Thread schedulers can be used by the process spawning the threads to coordinate parallel execution of the threads based on a thread's priority, state of execution (i.e. sleep, alive, dead, running), and dependencies among the various threads. A thread scheduler on a single processor system distributes the processor's computing power among many threads to provide the illusion that the threads are actually running in parallel. There are many different scheduling techniques which can be used including first-come-first-served, shortest-thread-first, priority scheduling, and preemptive scheduling techniques such as round-robin. Hybrid scheduling techniques which combine these techniques can also be used as needed by the particular implementation. On multiprocessor systems, schedulers associate different threads with different processors to execute threads in parallel and take advantage of the added computing power.
Unfortunately, if these resources are not immediately available, the thread can not continue execution and is blocked from further processing. These blocked threads of execution hold on to server resources, such as memory, as well as the data and control structures associated with the threads themselves. Eventually, the server may run out of threads to allocate incoming client requests. Incoming client requests may be refused and the server will be effectively removed from the distributed computing environment. This blocking scenario can also reduce a servers ability to service existing requests due to overhead associated with denying service to the incoming calls.
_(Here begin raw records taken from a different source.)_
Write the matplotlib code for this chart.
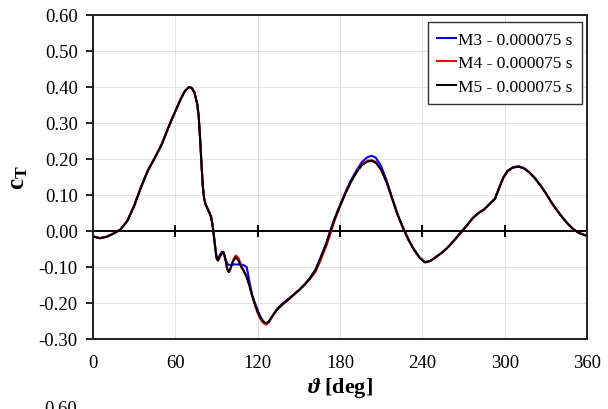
import matplotlib

matplotlib.use("Agg")
import matplotlib.pyplot as plt

# rotor angle [deg]
theta = [0, 5, 10, 15, 20, 25, 30, 35, 40, 45, 50, 55, 60, 64, 67, 70, 72, 74, 76, 77,
         78, 79, 80, 81, 82, 84, 86, 87, 88, 89, 90, 91, 92, 94, 95, 96, 98, 99, 100, 102,
         104, 106, 108, 110, 112, 114, 116, 118, 120, 122, 124, 126, 128, 130, 134, 138,
         142, 146, 150, 154, 158, 162, 166, 170, 173, 176, 180, 184, 188, 192, 196, 200,
         203, 206, 210, 214, 218, 222, 226, 230, 234, 238, 242, 246, 250, 255, 260, 265,
         269, 273, 277, 281, 285, 289, 293, 296, 299, 302, 306, 310, 314, 318, 322, 326,
         330, 334, 338, 342, 346, 350, 354, 358, 360]

ct_m5 = [-0.015, -0.020, -0.016, -0.007, 0.004, 0.028, 0.070, 0.122, 0.168, 0.203,
         0.240, 0.288, 0.333, 0.367, 0.389, 0.400, 0.397, 0.384, 0.352, 0.320,
         0.260, 0.190, 0.125, 0.090, 0.074, 0.058, 0.040, 0.020, -0.010, -0.045,
         -0.075, -0.082, -0.075, -0.060, -0.058, -0.070, -0.108, -0.114, -0.106, -0.085,
         -0.073, -0.082, -0.100, -0.112, -0.128, -0.152, -0.180, -0.204, -0.224, -0.240,
         -0.252, -0.256, -0.252, -0.240, -0.219, -0.204, -0.192, -0.178, -0.165, -0.150,
         -0.132, -0.110, -0.074, -0.035, 0.000, 0.033, 0.070, 0.105, 0.137, 0.163,
         0.183, 0.193, 0.195, 0.190, 0.170, 0.135, 0.090, 0.045, 0.008, -0.025,
         -0.052, -0.074, -0.087, -0.083, -0.072, -0.058, -0.040, -0.018, 0.000, 0.018,
         0.037, 0.050, 0.060, 0.075, 0.090, 0.120, 0.148, 0.166, 0.176, 0.179,
         0.174, 0.163, 0.147, 0.127, 0.105, 0.080, 0.058, 0.038, 0.020, 0.005,
         -0.005, -0.011, -0.013]

ct_m4 = [-0.015, -0.020, -0.016, -0.007, 0.004, 0.028, 0.070, 0.122, 0.168, 0.203,
         0.240, 0.288, 0.333, 0.367, 0.389, 0.400, 0.397, 0.384, 0.352, 0.320,
         0.260, 0.190, 0.125, 0.090, 0.074, 0.058, 0.040, 0.020, -0.010, -0.045,
         -0.075, -0.082, -0.075, -0.060, -0.058, -0.070, -0.108, -0.114, -0.106, -0.082,
         -0.068, -0.075, -0.095, -0.112, -0.128, -0.152, -0.180, -0.206, -0.228, -0.245,
         -0.255, -0.260, -0.254, -0.241, -0.219, -0.204, -0.192, -0.178, -0.165, -0.150,
         -0.134, -0.114, -0.080, -0.042, -0.008, 0.028, 0.068, 0.105, 0.137, 0.164,
         0.185, 0.195, 0.197, 0.192, 0.171, 0.135, 0.090, 0.045, 0.008, -0.025,
         -0.052, -0.074, -0.087, -0.083, -0.072, -0.058, -0.040, -0.018, 0.000, 0.018,
         0.037, 0.050, 0.060, 0.075, 0.090, 0.120, 0.148, 0.166, 0.176, 0.179,
         0.174, 0.163, 0.147, 0.127, 0.105, 0.080, 0.058, 0.038, 0.020, 0.005,
         -0.005, -0.011, -0.013]

ct_m3 = [-0.015, -0.020, -0.016, -0.007, 0.004, 0.028, 0.070, 0.122, 0.168, 0.203,
         0.240, 0.288, 0.333, 0.367, 0.389, 0.400, 0.397, 0.384, 0.352, 0.320,
         0.260, 0.190, 0.125, 0.090, 0.074, 0.058, 0.040, 0.020, -0.010, -0.042,
         -0.070, -0.078, -0.070, -0.058, -0.060, -0.072, -0.092, -0.094, -0.094, -0.093,
         -0.093, -0.093, -0.093, -0.095, -0.100, -0.140, -0.178, -0.200, -0.220, -0.238,
         -0.250, -0.257, -0.254, -0.241, -0.217, -0.202, -0.190, -0.177, -0.164, -0.149,
         -0.131, -0.108, -0.072, -0.034, 0.001, 0.034, 0.072, 0.108, 0.141, 0.168,
         0.192, 0.205, 0.209, 0.204, 0.180, 0.140, 0.092, 0.046, 0.008, -0.025,
         -0.052, -0.074, -0.087, -0.083, -0.072, -0.058, -0.040, -0.018, 0.000, 0.018,
         0.037, 0.050, 0.060, 0.075, 0.090, 0.120, 0.148, 0.167, 0.177, 0.180,
         0.175, 0.163, 0.147, 0.127, 0.105, 0.080, 0.058, 0.038, 0.020, 0.005,
         -0.005, -0.011, -0.013]

series = [
    ("M3 - 0.000075 s", ct_m3, "#0000ff"),
    ("M4 - 0.000075 s", ct_m4, "#ff0000"),
    ("M5 - 0.000075 s", ct_m5, "#000000"),
]

x_ticks = [0, 60, 120, 180, 240, 300, 360]
y_ticks = [-0.30, -0.20, -0.10, 0.00, 0.10, 0.20, 0.30, 0.40, 0.50, 0.60]

plt.rcParams["font.family"] = ["Liberation Serif", "DejaVu Serif"]
plt.rcParams["mathtext.fontset"] = "custom"
plt.rcParams["mathtext.rm"] = "Liberation Serif"
plt.rcParams["mathtext.it"] = "Liberation Serif:italic:bold"
plt.rcParams["mathtext.bf"] = "Liberation Serif:bold"

fig = plt.figure(figsize=(6.08, 4.10), dpi=100)
ax = fig.add_axes([93 / 608, 1 - 340 / 410, 494 / 608, 324 / 410])

for label, vals, color in series:
    ax.plot(theta, vals, color=color, linewidth=1.5, label=label)

# x axis drawn through zero, with its tick marks
ax.axhline(0, color="black", linewidth=1.4, zorder=1.5)
ax.plot(x_ticks[1:-1], [0] * (len(x_ticks) - 2), ls="none", marker="|",
        markersize=9, markeredgewidth=1.4, color="black", zorder=1.5)

ax.set_xlim(0, 360)
ax.set_ylim(-0.30, 0.60)
ax.set_xticks(x_ticks)
ax.set_yticks(y_ticks)
ax.set_yticklabels([f"{v:.2f}" for v in y_ticks])
ax.tick_params(axis="x", length=0, pad=11, labelsize=13.5)
ax.tick_params(axis="y", direction="out", length=5, width=1.2, pad=6, labelsize=13.5)
ax.grid(True, color="#e2e2e2", linewidth=0.7)
ax.set_axisbelow(True)
for sp in ax.spines.values():
    sp.set_linewidth(1.4)
    sp.set_color("#222222")

ax.set_xlabel(r"$\vartheta$ [deg]", fontsize=16, fontweight="bold", labelpad=3)
ax.set_ylabel(r"$\mathbf{c_T}$", fontsize=18, labelpad=6)

leg = ax.legend(loc="upper right", bbox_to_anchor=(0.99, 0.978), fontsize=12.5,
                handlelength=1.1, handletextpad=0.1, labelspacing=0.42,
                borderpad=0.55, borderaxespad=0, fancybox=False, framealpha=1)
leg.get_frame().set_edgecolor("#333333")
leg.get_frame().set_linewidth(1.0)

# top of the next panel peeking in at the bottom
fig.text(77 / 608, 1 - 401 / 410, "0.60", ha="right", va="top", fontsize=13.5)

fig.savefig("out.png", dpi=100)
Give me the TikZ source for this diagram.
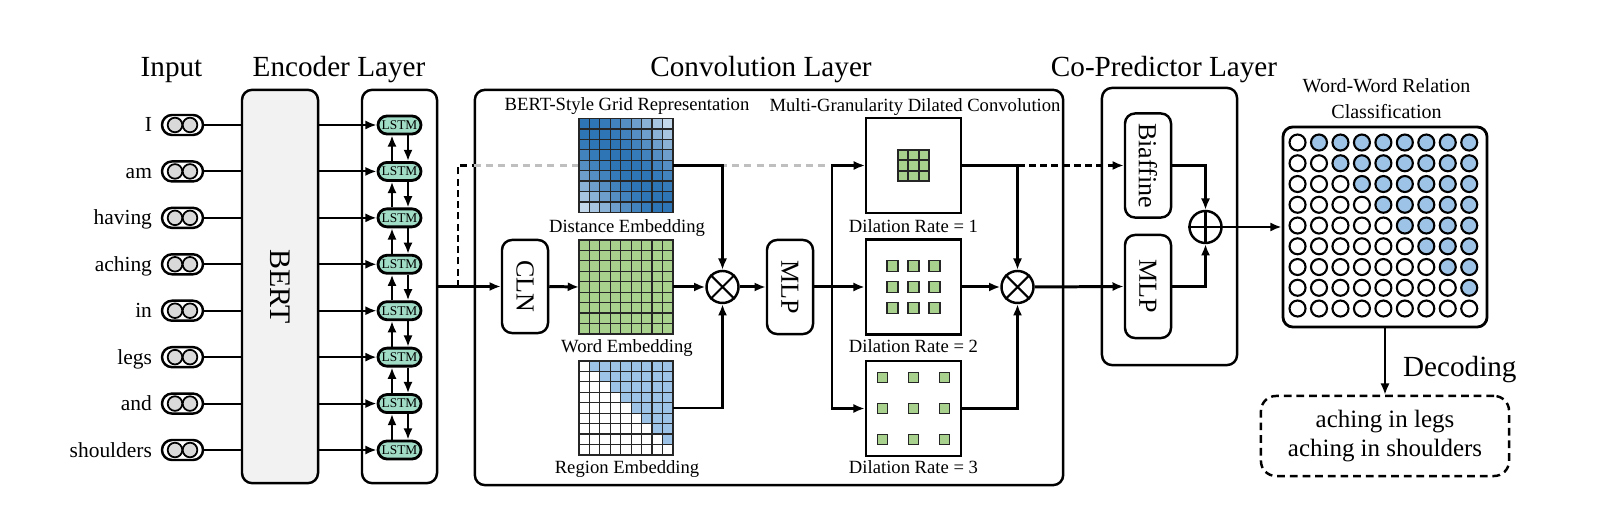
\documentclass[tikz,border=0pt]{standalone}
\usepackage{fontspec}
\setmainfont{Liberation Serif}
\usetikzlibrary{arrows.meta,positioning,calc}

\definecolor{bertgray}{HTML}{F2F2F2}
\definecolor{tokgray}{HTML}{D9D9D9}
\definecolor{lstmgreen}{HTML}{A0DCC6}
\definecolor{embgreen}{HTML}{A9D18E}
\definecolor{regblue}{HTML}{9DC3E6}
\definecolor{distblue}{HTML}{2E75B6}
\definecolor{dashgray}{HTML}{BFBFBF}

\newcommand{\fsize}[2]{\fontsize{#1}{#2}\selectfont}

\begin{document}
\begin{tikzpicture}[
    x=0.01cm, y=-0.01cm,
    line width=0.6pt,
    >={Latex[length=3.2pt,width=2.6pt]},
    title/.style={font=\fsize{8.3}{10}, anchor=base, inner sep=0},
    word/.style={font=\fsize{6.1}{7.5}, anchor=base east, inner sep=0},
    label/.style={font=\fsize{5.3}{6.4}, anchor=base, inner sep=0},
    token/.style={draw, fill=white, rounded corners=0.1cm, minimum width=0.41cm,
        minimum height=0.2cm, inner sep=0, line width=0.7pt},
    tokdot/.style={draw, fill=tokgray, line width=0.5pt},
    lstm/.style={draw, fill=lstmgreen, rounded corners=0.09cm, minimum width=0.43cm,
        minimum height=0.18cm, inner sep=0, line width=0.8pt, font=\fsize{3.8}{4}},
    panel/.style={draw, rounded corners=0.1cm, inner sep=0, line width=0.7pt},
    opbox/.style={draw, fill=white, rounded corners=0.1cm, minimum width=0.46cm,
        inner sep=0, line width=0.7pt},
    optext/.style={font=\fsize{7.4}{9}, rotate=-90, inner sep=0},
    gridbox/.style={minimum size=0.94cm, inner sep=0, outer sep=0},
    dbox/.style={draw, fill=white, minimum size=0.95cm, inner sep=0, line width=0.75pt},
    opcirc/.style={draw, circle, fill=white, minimum size=0.32cm, inner sep=0, line width=0.7pt},
    cell/.style={draw=black!85, line width=0.35pt},
    kcell/.style={draw=black!85, fill=embgreen, line width=0.45pt},
    dot/.style={draw, line width=0.6pt},
    conn/.style={->, line width=0.6pt},
    main/.style={->, line width=0.85pt},
    skip/.style={dashed, dash pattern=on 2pt off 1.2pt, line width=0.6pt},
    skipgray/.style={dashgray, dash pattern=on 2pt off 1.5pt, line width=0.6pt}
]

\useasboundingbox (0,0) rectangle (1600,510);

% Layer titles
\node[title] (tinput) at (171.5,77) {Input};
\node[title] (tenc) at (339,77) {Encoder Layer};
\node[title] (tconv) at (761,77) {Convolution Layer};
\node[title] (tcop) at (1164,77) {Co-Predictor Layer};

% Panels
\node[panel, fill=bertgray, minimum width=0.76cm, minimum height=3.93cm] (bert) at (280,286.5) {};
\node[font=\fsize{8.5}{10}, rotate=-90, inner sep=0] (berttext) at (bert) {BERT};
\node[panel, minimum width=0.75cm, minimum height=3.93cm] (lstmp) at (399.5,286.5) {};
\node[panel, minimum width=5.88cm, minimum height=3.95cm] (conv) at (769,287.5) {};
\node[panel, minimum width=1.35cm, minimum height=2.77cm] (copred) at (1169.5,226.5) {};

% Skip connection to the biaffine (drawn first, behind the grids)
\coordinate (dsplit) at (458,287);
\coordinate (dtop) at (458,165.5);
\coordinate (dend) at (1017.5,165.5);
\draw[skip] (dsplit) -- (dtop) -- (dtop -| conv.west);
\draw[skipgray] (dtop -| conv.west) -- (dend);

% Input tokens and BiLSTM
\foreach \w [count=\i] in {I,am,having,aching,in,legs,and,shoulders} {
    \pgfmathsetmacro{\ry}{125+46.43*(\i-1)}
    \node[word] (w\i) at (153,\ry+7) {\w};
    \node[token] (t\i) at (182.5,\ry) {};
    \draw[tokdot] ([xshift=-0.075cm]t\i.center) circle (0.073cm);
    \draw[tokdot] ([xshift=0.075cm]t\i.center) circle (0.073cm);
    \node[lstm] (l\i) at (399.5,\ry) {LSTM};
    \draw (t\i.east) -- (t\i.east -| bert.west);
    \draw[conn] (l\i -| bert.east) -- (l\i.west);
}
\foreach \i [evaluate=\i as \k using int(\i+1)] in {1,...,7} {
    \draw[conn] ([xshift=-0.075cm]l\k.north) -- ([xshift=-0.075cm]l\i.south);
    \draw[conn] ([xshift=0.085cm]l\i.south) -- ([xshift=0.085cm]l\k.north);
}

% BERT-style grid representation
\node[label] (tgrid) at (627,111) {BERT-Style Grid Representation};
\node[gridbox] (dist) at (626,165.5) {};
\node[gridbox] (wemb) at (626,287) {};
\node[gridbox] (remb) at (626,408) {};
\foreach \i in {0,...,8} {
    \foreach \j in {0,...,8} {
        \pgfmathtruncatemacro{\d}{abs(\i-\j)}
        \pgfmathtruncatemacro{\p}{{100,100,96,90,82,70,56,42,28}[\d]}
        \filldraw[cell, fill=distblue!\p!white] ($(dist.north west)+(10.44*\j,10.44*\i)$) rectangle ++(10.44,10.44);
        \filldraw[cell, fill=embgreen] ($(wemb.north west)+(10.44*\j,10.44*\i)$) rectangle ++(10.44,10.44);
        \ifnum\j>\i\relax \def\regfill{regblue}\else \def\regfill{white}\fi
        \filldraw[cell, fill=\regfill] ($(remb.north west)+(10.44*\j,10.44*\i)$) rectangle ++(10.44,10.44);
    }
}
\node[label] (tdist) at (627,232.7) {Distance Embedding};
\node[label] (twemb) at (627,352.7) {Word Embedding};
\node[label] (tremb) at (627,474) {Region Embedding};

\node[opbox, minimum height=0.93cm] (cln) at (525,286.5) {};
\node[optext] (clntext) at (cln) {CLN};
\node[opcirc] (o1) at (722.5,287) {};
\draw (o1.north east) -- (o1.south west) (o1.north west) -- (o1.south east);

% Multi-granularity dilated convolution
\node[label] (tmgdc) at (915,111.7) {Multi-Granularity Dilated Convolution};
\node[opbox, minimum height=0.94cm] (mlpa) at (790,287) {};
\node[optext] (mlpatext) at (mlpa) {MLP};
\node[dbox, line width=0.6pt] (d1) at (913.5,165.5) {};
\node[dbox] (d2) at (913.5,287) {};
\node[dbox] (d3) at (913.5,408.5) {};
\foreach \dx in {-1,0,1} {
    \foreach \dy in {-1,0,1} {
        \filldraw[kcell] ($(d1)+(\dx*10.5-5.25,\dy*10.5-5.25)$) rectangle ++(10.5,10.5);
        \filldraw[kcell] ($(d2)+(\dx*21-5.5,\dy*21-5.5)$) rectangle ++(11,11);
        \filldraw[kcell] ($(d3)+(\dx*31-5,\dy*31-5)$) rectangle ++(10,10);
    }
}
\node[label] (td1) at (913.5,232.7) {Dilation Rate = 1};
\node[label] (td2) at (913.5,352.7) {Dilation Rate = 2};
\node[label] (td3) at (913.5,474) {Dilation Rate = 3};
\node[opcirc] (o2) at (1017.5,287) {};
\draw (o2.north east) -- (o2.south west) (o2.north west) -- (o2.south east);

% Co-predictor
\node[opbox, minimum height=1.04cm] (biaf) at (1148,165.5) {};
\node[optext] (biaftext) at (biaf) {Biaffine};
\node[opbox, minimum height=1.03cm] (mlpb) at (1148,286.5) {};
\node[optext] (mlpbtext) at (mlpb) {MLP};
\node[opcirc] (cop) at (1205.5,227) {};
\draw (cop.north) -- (cop.south) (cop.west) -- (cop.east);

% Word-word relation classification
\node[font=\fsize{5.7}{7}, anchor=base, inner sep=0] (tcls1) at (1386.5,92.7) {Word-Word Relation};
\node[font=\fsize{5.7}{7}, anchor=base, inner sep=0] (tcls2) at (1386.5,118.3) {Classification};
\node[panel, line width=0.8pt, minimum width=2.04cm, minimum height=2.0cm] (cls) at (1385,227) {};
\foreach \i in {0,...,8} {
    \foreach \j in {0,...,8} {
        \ifnum\j>\i\relax \def\clsfill{regblue}\else \def\clsfill{white}\fi
        \filldraw[dot, fill=\clsfill] ($(cls.north west)+(16+21.46*\j,17+20.75*\i)$) circle (0.08cm);
    }
}

% Decoding
\node[panel, dashed, dash pattern=on 2.2pt off 1.4pt, rounded corners=0.15cm,
    minimum width=2.48cm, minimum height=0.8cm, align=center,
    font=\fsize{7.1}{8.5}] (dec) at (1385,436) {aching in legs\\aching in shoulders};
\node[title, anchor=base west] (tdec) at (1402,377) {Decoding};

% Connections
\draw[main] (lstmp.east |- cln) -- (cln.west);
\draw[main] (cln.east) -- (wemb.west);
\draw[main] (wemb.east) -- (o1.west);
\draw[conn] (dist.east) -| (o1.north);
\draw[conn] (remb.east) -| (o1.south);
\draw[main] (o1.east) -- (mlpa.west);
\coordinate (mj) at (832,287);
\draw[main, -] (mlpa.east) -- (mj);
\draw[conn] (mj) |- (d1.west);
\draw[main] (mj) -- (d2.west);
\draw[conn] (mj) |- (d3.west);
\draw[conn] (d1.east) -| (o2.north);
\draw[main] (d2.east) -- (o2.west);
\draw[conn] (d3.east) -| (o2.south);
\draw[main] (o2.east) -- (mlpb.west);
\draw[skip, ->] (dend) -- (biaf.west);
\draw[conn] (biaf.east) -| (cop.north);
\draw[conn] (mlpb.east) -| (cop.south);
\draw[conn] (cop.east) -- (cls.west);
\draw[conn] (cls.south) -- (dec.north);

\end{tikzpicture}
\end{document}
Present distributed computing systems are not designed to address this problem of allocating threads. These systems do not release threads and associated resources when a remote server process is blocked waiting for a resource or particular event. Consequently, transaction intensive distributed computing environments can suffer from the blocking scenario described above. For example, assume a server process receives multiple requests to download a file from multiple clients over the Internet. The server process receives multiple threads from the server operating system to process the requests in parallel but the file requested is locked by another process and is not available. A conventional system would block further processing on each thread and wait for the file to be unlocked. The threads on the server would remain idle even though other processes could utilize the thread resources to process other tasks. When the number of threads on a server system are depleted, the server process will deny service to additional clients. Eventually, the server system will have difficulty processing general tasks.
On many distributed computing systems, the inability to allocate threads and other resources can negatively impact overall processing throughput. Even the high-speed bandwidth available on a distributed computing network will go unused if threads and other resources are not allocated efficiently on the server system.
Based on the above limitations found in conventional systems, it is desirable to improve the allocation of threads and other resources used in a distributed computing environment.